In the aftermath of media coverage on the violence against women in India, comes a play about women rising up. Pink Sari Revolution, adapted for the stage by Purva Naresh and directed by Suba Das is a play that not only speaks to Indian women, but women internationally. The story follows Gulabi Gang leader, Sampat Pal Devi and how she helps Sheelu Nishad – a young girl who finds herself thrown in prison after sexual assault. The Gulabi Gang is a movement of over 400,000 women who fight for women’s rights wearing bright pink saris. Living in Uttar Pradesh, these women support other women especially women from low-castes.

We caught up with director Suba Das to talk about the creative process and drive behind the play. Das talks about Sampat Pal Devi and her life ‘there should be 100 plays made about her, there could be 100 plays made about her.’ Das was funded by the Re:Imagine India project fund to go to India and research the play. In Uttar Pradesh, Das lived with Sampat Pal Devi and the Gulabi Gang and, came to understand the complexity of her character. Das used his trip to India to find artists and devised the play alongside choreographer Aakash Odedra and Mumbai-based playwright Purva Naresh. They used internationally renowned journalist, Amana Fontanella-Khan’s book to give us a small snapshot into the world of the Gulabi Gang.

Das has made an effort with this play to not just tell a story but to also create an ethical piece of art. He ensured that the playwright was a woman, and that it was as much her story as it was Sampat Pal Devi’s. The character of Sampat explicitly implicates everyone in the room in this story, at some point during the play.

Das wanted to make sure that the shocking images that are portrayed aren’t just gratuitous. He was very clear about not wanting to stage a rape scene and specified that there would be ‘no female nudity because to be honest this kind of horrendous exploitation happens far too much. It happens across our most prominent theatre houses.  Often the nudity or violence is needless to bring about the emotional impact.’ There is a moment in the play where one of the male characters smashes a doll to bits, instead of assaulting a woman. This is an interesting and theatrical way to present violence rather than actually show it.

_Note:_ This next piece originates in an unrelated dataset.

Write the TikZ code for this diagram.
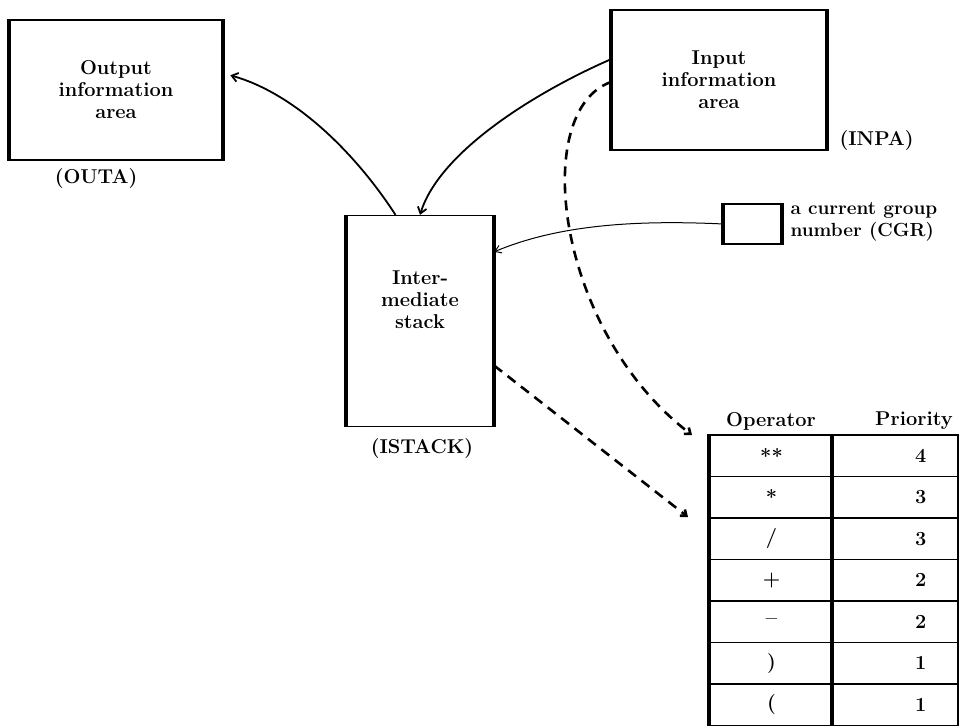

Das is sensitive to the ways that media portrayal has slowly conditioned us to normalise certain behaviour. This piece stages a dramatic story with a complex woman but manages to remain ethical in the way it has approached the narrative and the creative direction. He chose purposely not to have the character of Puroshottam Nath Dwivedi (the rapist) on stage as he would have to make him three dimensional and find a way to make him be in the right ‘It felt better to not put him on stage and look at the world ripping around the rape’.

The politics of this play and how it may be received are fully understood by Das. He talks about the double-edged sword faced by many artists of colour who write about political things or people, that doesn’t always show them in the best light. ‘if you’re writing about forced marriages for example, then you’re likely to receive venom from people saying why are you writing about our communities like this.’ But by also writing ‘the truth’, Das is aware that it can act as fuel for other communities to use.

Suba Das has created a play that challenges attitudes and actions towards women across the world. Campaigns like the recently revived #MeToo campaign show that stories like Sheelu’s and Sampat Pal Devi’s aren’t unique. Women across the world face sexism and abuse too often, but they are beginning to rise up. Das shows this uprising on the stage, but then also creates a piece of work that doesn’t exoticise or gratuitously show violence.

Hopefully other theatremakers will take something away from this production and  acknowledge that there are ways to show revolutions without resorting to violence.